The political party most affected with “futurism” was no doubt the big winner in the elections, the National Action Party (PAN), which won seven of the 12 elections for governor, defeating “the mighty steamroller” that President Enrique Peña Nieto’s Institutional Revolutionary Party (PRI) considers itself.
Immediately after the smoke cleared by Tuesday with the announcement of the winners, the first PAN presidential nomination hopeful popped up. It was no other than former first lady Margarita Zavala, wife to Felipe Calderón, who was president from 2006 to 2012. (Oh my gosh, are first ladies for president a fashionable trend?)
Up until Sunday Margarita Zavala led the preferences of party insiders for the nomination. But with the resounding victories, the PAN beat the PRI — three of them in coalition with left wing Democratic Revolution Party (PRD), in which they ran compatible candidates. Now, two more names have risen. They are PAN president and mastermind behind the victories Ricardo Anaya, and still Puebla Gov. Rafael Moreno Valle, who on Wednesday announced he “would consider” what he’s been doing for some time, that is, become the PAN’s nominee for the 2018 presidential election.
So it is clear by now, unless someone else jumps on the bandwagon, that the race for the nomination of the National Action Party will be among the above mentioned threesome.
Each of the potential candidates immediately started worming their way in on their own behalf.

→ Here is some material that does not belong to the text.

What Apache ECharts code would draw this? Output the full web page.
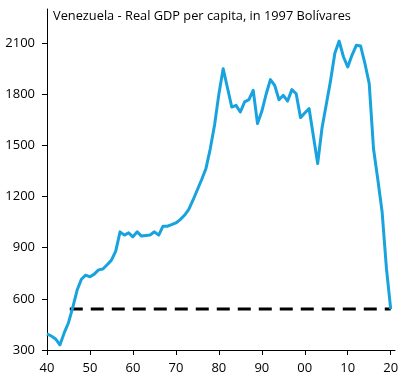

Margarita made it clear to the press that she was game. Ricardo Anaya is taking credit for straightening up a floundering boat, and Puebla Gov. Moreno Valle threw his hat into the ring.

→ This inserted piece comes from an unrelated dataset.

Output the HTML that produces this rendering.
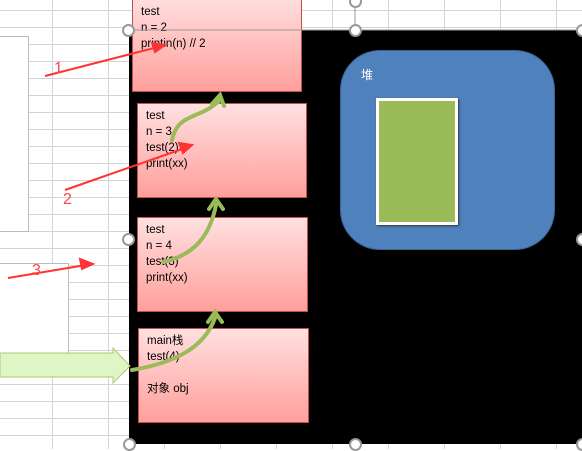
<!DOCTYPE html>
<html><head><meta charset="utf-8"><style>
body{margin:0;width:582px;height:449px;overflow:hidden;background:#fff;position:relative;font-family:"Liberation Sans","Noto Sans CJK SC",sans-serif}
.grid{position:absolute;inset:0;background-image:linear-gradient(#d4d4d4 1px,transparent 1px),linear-gradient(90deg,#d4d4d4 1px,transparent 1px);background-size:56px 17px;background-position:52px 10px}
.box{position:absolute;border:1px solid #c0504d;background:linear-gradient(#ffe0e0,#ff9f9c);font-size:11.5px;line-height:16px;color:#000;padding:4px 8px;box-sizing:border-box}
.h{position:absolute;width:9px;height:9px;border:2px solid #999;border-radius:50%;background:#fff;margin:-6px 0 0 -6px}
</style></head><body>
<div class="grid"></div>
<div style="position:absolute;left:-1px;top:36px;width:28px;height:194px;background:#fff;border:1px solid #bbb"></div>
<div style="position:absolute;left:-1px;top:263px;width:68px;height:92px;background:#fff;border:1px solid #bbb"></div>
<div style="position:absolute;left:129px;top:30px;width:453px;height:414px;background:#000"></div>
<div style="position:absolute;left:340px;top:50px;width:215px;height:200px;background:#4f81bd;border:1px solid #3a6496;border-radius:40px;box-sizing:border-box"></div>
<div style="position:absolute;left:361px;top:66px;color:#fff;font-size:12px">堆</div>
<div style="position:absolute;left:376px;top:98px;width:82px;height:127px;background:#9bbb59;border:3px solid #fff;box-sizing:border-box;box-shadow:1px 1px 2px #333"></div>
<div class="box" style="left:132px;top:-5px;width:170px;height:97px;padding-top:8px">test<br>n = 2<br>printin(n) // 2</div>
<div class="box" style="left:137px;top:103px;width:170px;height:95px">test<br>n = 3<br>test(2)<br>print(xx)</div>
<div class="box" style="left:137px;top:217px;width:171px;height:95px">test<br>n = 4<br>test(3)<br>print(xx)</div>
<div class="box" style="left:138px;top:328px;width:171px;height:95px">main栈<br>test(4)<br><br>对象 obj</div>
<svg width="582" height="449" style="position:absolute;left:0;top:0">
<line x1="128" y1="30" x2="582" y2="30" stroke="#999" stroke-width="1"/>
<line x1="355" y1="0" x2="355" y2="30" stroke="#999"/>
<polygon points="0,353 113,353 113,348 130,366 113,383 113,377 0,377" fill="#e0f5c6" stroke="#a4cc6c"/>
<g fill="none" stroke="#9bbb59" stroke-width="4" stroke-linecap="round">
<path d="M132,370 C180,362 205,345 215,318"/><path d="M208,322 L215,312 L222,322"/>
<path d="M163,262 C195,255 210,235 216,205"/><path d="M209,209 L216,199 L223,209"/>
<path d="M172,140 C178,112 200,120 220,100"/><path d="M212,104 L220,95 L224,106"/>
</g>
<g stroke="#ff3333" stroke-width="2" fill="#ff3333">
<line x1="45" y1="76" x2="158" y2="47"/><polygon points="165,45 152,43 155,52"/>
<line x1="65" y1="190" x2="185" y2="148"/><polygon points="192,145 179,143 183,153"/>
<line x1="8" y1="278" x2="86" y2="265"/><polygon points="93,264 80,259 82,269"/>
</g>
<g fill="#ff4444" font-size="16" font-family="Liberation Sans">
<text x="54" y="73">1</text><text x="63" y="204">2</text><text x="32" y="275">3</text></g>
</svg>
<div class="h" style="left:128px;top:30px"></div><div class="h" style="left:355px;top:30px"></div><div class="h" style="left:355px;top:1px"></div>
<div class="h" style="left:582px;top:30px"></div><div class="h" style="left:128px;top:239px"></div><div class="h" style="left:582px;top:239px"></div>
<div class="h" style="left:129px;top:444px"></div><div class="h" style="left:355px;top:444px"></div><div class="h" style="left:582px;top:444px"></div>
</body></html>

A fourth candidate in contention could be current Guanajuato State governor Miguel Márquez Márquez who on Thursday said he was pondering the idea of joining the fray.

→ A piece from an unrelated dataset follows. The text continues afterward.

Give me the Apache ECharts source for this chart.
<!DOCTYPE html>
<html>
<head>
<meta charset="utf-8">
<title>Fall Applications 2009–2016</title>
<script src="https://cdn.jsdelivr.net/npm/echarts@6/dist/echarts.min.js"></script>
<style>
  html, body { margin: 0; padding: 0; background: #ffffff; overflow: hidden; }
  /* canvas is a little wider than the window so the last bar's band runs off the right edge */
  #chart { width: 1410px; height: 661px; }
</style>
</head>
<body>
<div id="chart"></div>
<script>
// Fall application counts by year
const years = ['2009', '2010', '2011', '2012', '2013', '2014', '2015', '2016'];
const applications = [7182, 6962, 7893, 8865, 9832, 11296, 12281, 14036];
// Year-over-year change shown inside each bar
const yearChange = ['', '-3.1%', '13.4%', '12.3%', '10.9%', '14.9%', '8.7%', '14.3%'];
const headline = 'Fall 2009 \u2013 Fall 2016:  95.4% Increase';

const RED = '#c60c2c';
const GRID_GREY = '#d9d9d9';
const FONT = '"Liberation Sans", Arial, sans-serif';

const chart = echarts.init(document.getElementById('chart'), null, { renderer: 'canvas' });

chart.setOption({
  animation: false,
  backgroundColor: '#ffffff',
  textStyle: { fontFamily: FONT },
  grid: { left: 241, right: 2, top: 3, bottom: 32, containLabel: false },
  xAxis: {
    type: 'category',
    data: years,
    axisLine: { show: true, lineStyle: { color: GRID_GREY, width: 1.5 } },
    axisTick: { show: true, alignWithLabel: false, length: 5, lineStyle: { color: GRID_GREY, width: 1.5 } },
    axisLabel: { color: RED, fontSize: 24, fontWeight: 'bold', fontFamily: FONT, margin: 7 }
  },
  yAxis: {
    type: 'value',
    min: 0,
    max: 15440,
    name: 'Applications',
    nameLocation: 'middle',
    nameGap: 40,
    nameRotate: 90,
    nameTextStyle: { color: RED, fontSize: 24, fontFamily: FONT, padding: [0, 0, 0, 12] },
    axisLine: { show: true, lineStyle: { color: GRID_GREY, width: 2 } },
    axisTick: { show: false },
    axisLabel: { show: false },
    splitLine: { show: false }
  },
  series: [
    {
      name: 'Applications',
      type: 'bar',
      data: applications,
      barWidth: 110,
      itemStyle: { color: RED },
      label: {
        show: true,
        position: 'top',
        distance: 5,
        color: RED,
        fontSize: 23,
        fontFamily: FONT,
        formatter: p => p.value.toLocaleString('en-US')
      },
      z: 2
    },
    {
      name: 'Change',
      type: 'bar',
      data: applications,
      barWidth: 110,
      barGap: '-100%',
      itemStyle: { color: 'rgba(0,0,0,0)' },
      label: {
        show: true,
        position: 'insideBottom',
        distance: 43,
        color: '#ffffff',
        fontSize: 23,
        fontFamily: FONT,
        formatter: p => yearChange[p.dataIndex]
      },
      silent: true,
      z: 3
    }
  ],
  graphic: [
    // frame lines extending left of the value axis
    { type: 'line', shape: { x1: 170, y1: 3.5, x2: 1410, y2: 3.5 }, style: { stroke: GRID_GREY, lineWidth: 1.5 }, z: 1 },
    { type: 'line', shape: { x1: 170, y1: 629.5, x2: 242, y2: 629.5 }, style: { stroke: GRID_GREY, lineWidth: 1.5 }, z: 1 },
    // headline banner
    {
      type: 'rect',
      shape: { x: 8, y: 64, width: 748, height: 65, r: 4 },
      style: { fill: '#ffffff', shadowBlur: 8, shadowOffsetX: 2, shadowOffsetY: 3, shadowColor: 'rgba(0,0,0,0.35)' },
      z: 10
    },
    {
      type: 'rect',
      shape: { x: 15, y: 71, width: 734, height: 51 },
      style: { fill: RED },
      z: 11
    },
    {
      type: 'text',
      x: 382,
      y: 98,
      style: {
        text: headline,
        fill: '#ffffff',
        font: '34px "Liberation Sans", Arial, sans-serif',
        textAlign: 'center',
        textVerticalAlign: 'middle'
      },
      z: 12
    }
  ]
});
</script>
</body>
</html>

Thus far Zavala and Anaya seem to have gotten a head start in the race. Margarita by declaring herself a hopeful and Anaya by participating in a television debate last Sunday in which he crushed PRI president and past elections organizer Manlio Fabio Beltrones, who is considered a seasoned politician but felt short in the debate.
Margarita Zavala, however, has met with her first uncomfortable supporter, former president Vicente Fox, who “officially” declared her PAN candidate. Support from the former talkative president could be not just dangerous for Margarita Zavala’s hopes, but also for the National Action Party.
In the 2012 elections, Fox backed President Enrique Peña Nieto’s candidacy in what was considered an act of betrayal to the PAN candidate Josefina Vázquez Mota, who had just garnered 20 percent of the votes.
Fox’s blessing of Margarita is considered “the devil’s kiss,” as Margarita accused the former president (2000-2006) of being a traitor to former candidate Josefina Vazquez, to the PAN itself, to the people who backed him and loved him. “What he did was treason to his personal history and of course, to national history.”
So Fox’s help is not wanted, not by Margarita Zavala, not by PAN officials.
But again, surely the list of names for presidential hopefuls within PAN has been thinned down to four potential pre-candidates and sets off the race towards the 2018 presidential elections.
At PRI, they are still licking last Sunday’s fray wounds and at present, given the control President Enrique Peña Nieto has over the party, everyone is keeping mum because as the old saying goes, “whoever moves will not be included in the picture” meaning that if you talk, you’re out.
A different story is that of Andrés Manuel López Obrador, head of the National Regeneration Movement or Morena, who launched his candidacy for president in 2004, and still going. But for sure, López Obrador will be a 2018 presidential contender.